Es bleibt nur der Tropf

Griechenland Heraus sparen aus der Finanzkrise funktioniert nicht. Doch der Austritt aus dem Euro wäre die schlechteste Variante - für Athen, aber auch für Frankreich und Deutschland

Ein Sperrfeuer von Dementis hat das nächtliche Geheimtreffen der EU- Finanzminister im luxemburgischen Chateau de Senningen würdig illuminiert. Geheimdiplomatie vom Feinsten und wieder ging es um die Euro-Krise. Ein Jahr und drei Sanierungsfälle später müssen alle Beteiligten eingestehen, dass die Schuldenkrise nicht bewältigt ist.

Standard and Poor’s, Moody’s und Fitch, die großen Drei der weltbeherrschenden Rating-Branche haben Staatsanleihen aus Athen erneut herab gestuft – diesmal fast auf Ramsch-Status.
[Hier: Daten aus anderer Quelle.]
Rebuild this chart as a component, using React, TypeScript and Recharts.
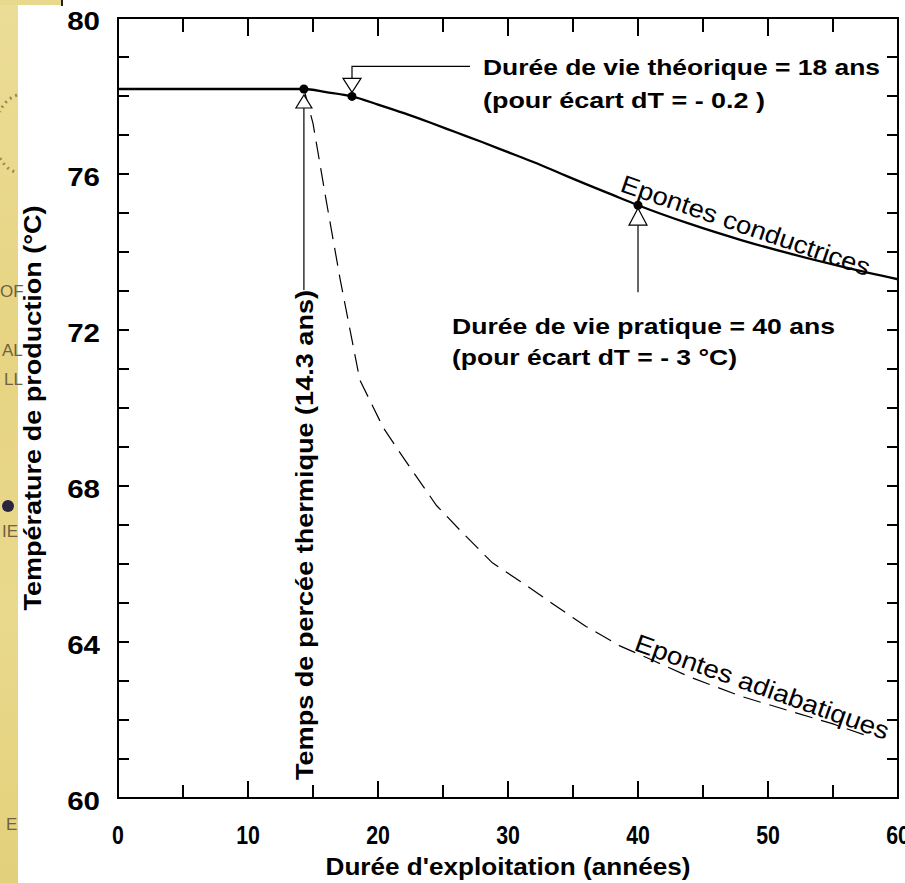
import { LineChart, Line, XAxis, YAxis, ReferenceDot } from "recharts";

// Conductive wall rocks (solid curve)
const condYears = [0, 5, 10, 14.3, 16, 18, 20, 22, 24, 26, 28, 30, 32, 34, 36, 38, 40, 44, 48, 52, 56, 60];
const condTemps = [78.18, 78.18, 78.18, 78.18, 78.1, 77.99, 77.78, 77.56, 77.32, 77.07, 76.82, 76.56, 76.3, 76.02, 75.74, 75.47, 75.2, 74.72, 74.3, 73.93, 73.6, 73.3];

// Adiabatic wall rocks (dashed curve)
const adiaYears = [14.3, 15, 16, 17.1, 18.6, 20.4, 22, 24.5, 26.5, 28.8, 31.2, 34, 36, 38.6, 41, 44, 48, 52, 55, 58];
const adiaTemps = [78.18, 77.3, 75.35, 73.28, 70.72, 69.5, 68.7, 67.5, 66.8, 66.03, 65.5, 64.85, 64.4, 63.9, 63.55, 63.1, 62.6, 62.2, 61.9, 61.55];

// marked points: breakthrough, theoretical life, practical life
const markYears = [14.3, 18, 40];
const markTemps = [78.18, 77.99, 75.2];

const xTicks = [0, 5, 10, 15, 20, 25, 30, 35, 40, 45, 50, 55, 60];
const yTicks = [60, 61, 62, 63, 64, 65, 66, 67, 68, 69, 70, 71, 72, 73, 74, 75, 76, 77, 78, 79, 80];
const yLabels = [60, 64, 68, 72, 76, 80];

const condData = condYears.map((x, i) => ({ x, t: condTemps[i] }));
const adiaData = adiaYears.map((x, i) => ({ x, t: adiaTemps[i] }));

const FONT = '"Liberation Sans", Arial, sans-serif';

const BottomTick = ({ x, y, payload }: any) => {
  const major = payload.value % 10 === 0;
  return (
    <g>
      <line x1={x} y1={y} x2={x} y2={y - (major ? 17 : 13)} stroke="#000" strokeWidth={2} />
      {major && (
        <g transform={`translate(${x},${y + 46}) scale(0.82,1)`}>
          <text x={0} y={0} textAnchor="middle" fontFamily={FONT} fontWeight="bold" fontSize={26} fill="#000">
            {payload.value}
          </text>
        </g>
      )}
    </g>
  );
};

const TopTick = ({ x, y, payload }: any) => {
  const major = payload.value % 10 === 0;
  return <line x1={x} y1={y} x2={x} y2={y + (major ? 18 : 14)} stroke="#000" strokeWidth={2} />;
};

const LeftTick = ({ x, y, payload }: any) => (
  <g>
    <line x1={x} y1={y} x2={x + 11} y2={y} stroke="#000" strokeWidth={2} />
    {yLabels.includes(payload.value) && (
      <g transform={`translate(${x - 18},${y + 12}) scale(1.18,1)`}>
        <text x={0} y={0} textAnchor="end" fontFamily={FONT} fontWeight="bold" fontSize={25} fill="#000">
          {payload.value}
        </text>
      </g>
    )}
  </g>
);

const RightTick = ({ x, y }: any) => <line x1={x} y1={y} x2={x - 11} y2={y} stroke="#000" strokeWidth={2} />;

const BreakMark = ({ cx, cy }: any) => (
  <g>
    <line x1={cx} y1={cy + 19} x2={cx} y2={cy + 201} stroke="#000" strokeWidth={1.2} />
    <polygon points={`${cx},${cy + 6} ${cx - 8},${cy + 19} ${cx + 8},${cy + 19}`} fill="#fff" stroke="#000" strokeWidth={1.2} />
    <circle cx={cx} cy={cy} r={4.5} fill="#000" />
  </g>
);

const TheoMark = ({ cx, cy }: any) => (
  <g>
    <polyline points={`${cx},${cy - 18} ${cx},${cy - 30} ${cx + 118},${cy - 30}`} fill="none" stroke="#000" strokeWidth={1.2} />
    <polygon points={`${cx},${cy - 4} ${cx - 9},${cy - 18} ${cx + 9},${cy - 18}`} fill="#fff" stroke="#000" strokeWidth={1.2} />
    <circle cx={cx} cy={cy} r={4.5} fill="#000" />
  </g>
);

const PracMark = ({ cx, cy }: any) => (
  <g>
    <line x1={cx} y1={cy + 20} x2={cx} y2={cy + 87} stroke="#000" strokeWidth={1.2} />
    <polygon points={`${cx},${cy + 3} ${cx - 9},${cy + 20} ${cx + 9},${cy + 20}`} fill="#fff" stroke="#000" strokeWidth={1.2} />
    <circle cx={cx} cy={cy} r={4.5} fill="#000" />
  </g>
);

const markShapes = [BreakMark, TheoMark, PracMark];

const txt = { fontFamily: FONT, fill: "#000" } as const;
const frame = { stroke: "#000", strokeWidth: 2, strokeLinecap: "square" } as const;

const App = () => {
  return (
    <div style={{ position: "absolute", left: 0, top: 0, width: 905, height: 883, background: "#fff", overflow: "hidden" }}>
      <div
        style={{
          position: "absolute",
          left: 0,
          top: 0,
          width: 18,
          height: 883,
          background: "linear-gradient(180deg, #ecdd97 0%, #e6d482 40%, #e9d98c 70%, #e3d07b 100%)",
        }}
      />
      <div style={{ position: "absolute", left: 0, top: 0, width: 62, height: 5, background: "#e9d98e" }} />
      <svg width={905} height={883} style={{ position: "absolute", left: 0, top: 0 }}>
        <line x1={62} y1={0} x2={62} y2={6} stroke="#222" strokeWidth={2} />
        <g fontFamily={FONT} fill="#6e6240" fontSize={17}>
          <text x={0} y={297}>OF</text>
          <text x={2} y={356}>AL</text>
          <text x={4} y={385}>LL</text>
          <text x={2} y={537}>IE</text>
          <text x={6} y={830}>E</text>
        </g>
        <circle cx={8} cy={506} r={6} fill="#2a2540" />
        <path d="M 17 95 Q 4 100 0 112 M 0 158 Q 8 172 18 172" fill="none" stroke="#9b8a50" strokeWidth={3} strokeDasharray="2 4" />
      </svg>
      <div style={{ position: "absolute", left: 0, top: 0 }}>
        <LineChart width={905} height={883} margin={{ top: 17, right: 6, bottom: 84, left: 117 }}>
          <XAxis
            dataKey="x"
            type="number"
            domain={[0, 60]}
            ticks={xTicks}
            height={1}
            tickSize={0}
            tickMargin={0}
            tick={<BottomTick />}
            axisLine={frame}
            interval={0}
            allowDataOverflow
          />
          <XAxis
            xAxisId="top"
            orientation="top"
            dataKey="x"
            type="number"
            domain={[0, 60]}
            ticks={xTicks}
            height={1}
            tickSize={0}
            tickMargin={0}
            tick={<TopTick />}
            axisLine={frame}
            interval={0}
            allowDataOverflow
          />
          <YAxis
            type="number"
            domain={[60, 80]}
            ticks={yTicks}
            width={1}
            tickSize={0}
            tickMargin={0}
            tick={<LeftTick />}
            axisLine={frame}
            interval={0}
            allowDataOverflow
          />
          <YAxis
            yAxisId="right"
            orientation="right"
            type="number"
            domain={[60, 80]}
            ticks={yTicks}
            width={1}
            tickSize={0}
            tickMargin={0}
            tick={<RightTick />}
            axisLine={frame}
            interval={0}
            allowDataOverflow
          />
          <Line
            data={adiaData}
            dataKey="t"
            type="linear"
            stroke="#000"
            strokeWidth={1.2}
            strokeDasharray="18 9"
            dot={false}
            isAnimationActive={false}
          />
          <Line
            data={condData}
            dataKey="t"
            type="monotone"
            stroke="#000"
            strokeWidth={2.3}
            dot={false}
            isAnimationActive={false}
          />
          {markYears.map((yr, i) => {
            const Shape = markShapes[i];
            return <ReferenceDot key={yr} x={yr} y={markTemps[i]} r={4} shape={(p: any) => <Shape {...p} />} />;
          })}
        </LineChart>
      </div>
      <svg width={905} height={883} style={{ position: "absolute", left: 0, top: 0, pointerEvents: "none" }}>
        <text {...txt} x={508} y={875} textAnchor="middle" fontWeight="bold" fontSize={24} textLength={365} lengthAdjust="spacingAndGlyphs">
          Durée d'exploitation (années)
        </text>
        <text
          {...txt}
          transform="translate(41,408) rotate(-90)"
          textAnchor="middle"
          fontWeight="bold"
          fontSize={23}
          textLength={405}
          lengthAdjust="spacingAndGlyphs"
        >
          Température de production (°C)
        </text>
        <text
          {...txt}
          transform="translate(313,535) rotate(-90)"
          textAnchor="middle"
          fontWeight="bold"
          fontSize={23}
          textLength={490}
          lengthAdjust="spacingAndGlyphs"
        >
          Temps de percée thermique (14.3 ans)
        </text>
        <text {...txt} x={483} y={75} fontWeight="bold" fontSize={22} textLength={397} lengthAdjust="spacingAndGlyphs">
          Durée de vie théorique = 18 ans
        </text>
        <text {...txt} x={483} y={108} fontWeight="bold" fontSize={22} textLength={282} lengthAdjust="spacingAndGlyphs">
          (pour écart dT = - 0.2 )
        </text>
        <text {...txt} x={452} y={334} fontWeight="bold" fontSize={22} textLength={383} lengthAdjust="spacingAndGlyphs">
          Durée de vie pratique = 40 ans
        </text>
        <text {...txt} x={452} y={365} fontWeight="bold" fontSize={22} textLength={285} lengthAdjust="spacingAndGlyphs">
          (pour écart dT = - 3 °C)
        </text>
        <text {...txt} transform="translate(619,191) rotate(19)" fontSize={25} textLength={262} lengthAdjust="spacingAndGlyphs">
          Epontes conductrices
        </text>
        <text {...txt} transform="translate(633,650) rotate(19.6)" fontSize={25} textLength={268} lengthAdjust="spacingAndGlyphs">
          Epontes adiabatiques
        </text>
      </svg>
    </div>
  );
};

export default App;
Sollte Griechenland wie geplant 2012 wieder auf die Märkte zurückkehren – es könnte An­leihen trotz Wucherzinsen nicht mehr unterbringen. 2012 wären regulär 27 Milliarden Euro zu refinanzieren, 2013 – 32 Milliarden. Ausgeschlossen. Jetzt zeigt sich, die Rettungsaktion war eine Fehlkonstruktion. Griechenland hängt mehr denn je am Tropf der Euroländer und des IWF und braucht ein zweites Rettungspaket, von 60 Milliarden Euro ist die Rede. Die Alternativen – Austritt aus der Eurozone oder Staatsbankrott (auch Umschuldung genannt) – klingen nicht verlockend. Wir erleben die Folgen des politischen Tauschhandels, der den Griechen aufgedrückt wurde: Kredithilfe gegen brutale Sanierung. Das Land muss offiziell immer härter sparen, um sich die Gunst seiner europäischen Geldgeber zu erhalten. Je mehr es tut, wie ihm geheißen, desto unerbittlicher wird wirtschaft­liche Erholung stranguliert. Im Vorjahr schrumpfte das griechische Bruttoinlandsprodukt um 4,5 Prozent – 2011 wird es um mehr als die prognostizierten drei Prozent nachgeben. Je mehr die Wirtschaft des Landes klein gespart wird, desto höher das Defizit, desto höher die Kredite – heraus sparen aus der Finanzkrise funktioniert nicht.

Da kein Kurswechsel winkt, bleiben nur finanztechnische Lösungen. Vulgärökonomen aller Couleur plädieren für die schlechteste aller Varianten – den Austritt aus der Gemeinschaftswährung. Das wäre die Totalkatastrophe für Athen und selbstredend keine Befreiung von der Schuldenlast, ganz im Gegenteil. Für Deutschland und Frankreich hieße das Bankenkrise. Diesmal würde der Steuerzahler direkt für die Verluste deutscher Banken aus griechischen Anleihegeschäften zur Kasse gebeten – ohne jede Chance, die Steuergelder jemals zurückfließen zu sehen.

Wollte man den Leidensweg der Griechen nicht mit einem weiteren bleiernen Rettungsring samt Sparpaket verlängern, bliebe nur der Schuldenschnitt – die Umschuldung in der einen oder anderen Form. Selbst die Bundesregierung wagt es inzwischen, derlei zu denken. Am einfachsten und am wenigsten effektiv wären verlängerte Laufzeiten für alle Staatspapiere oder eben doch ein Teilverzicht aller Gläubiger auf ihre Forderungen. Vor der Panik auf den Finanzmärkten, die dann eintreten kann, graut allen. Aus dem Dilemma gerät nur heraus, wer es wagt, Undenk­bares zu denken: Kredithilfen für Griechenland mit Auf­- lagen, aber diesmal ökonomisch sinnvoll. Das Land braucht eine Reform seiner gesamten Wirtschaftsstruktur und ein Umbauprogramm, das eine Perspektive innerhalb der EU bietet, über Ziegenkäse und Sandstrand hinaus. Das wäre machbar, wenn die EU-Eliten denn wüssten, was sie in und mit Europa wollen. Sie wissen es nicht und verspielen die Zukunft dieser Gemeinschaft.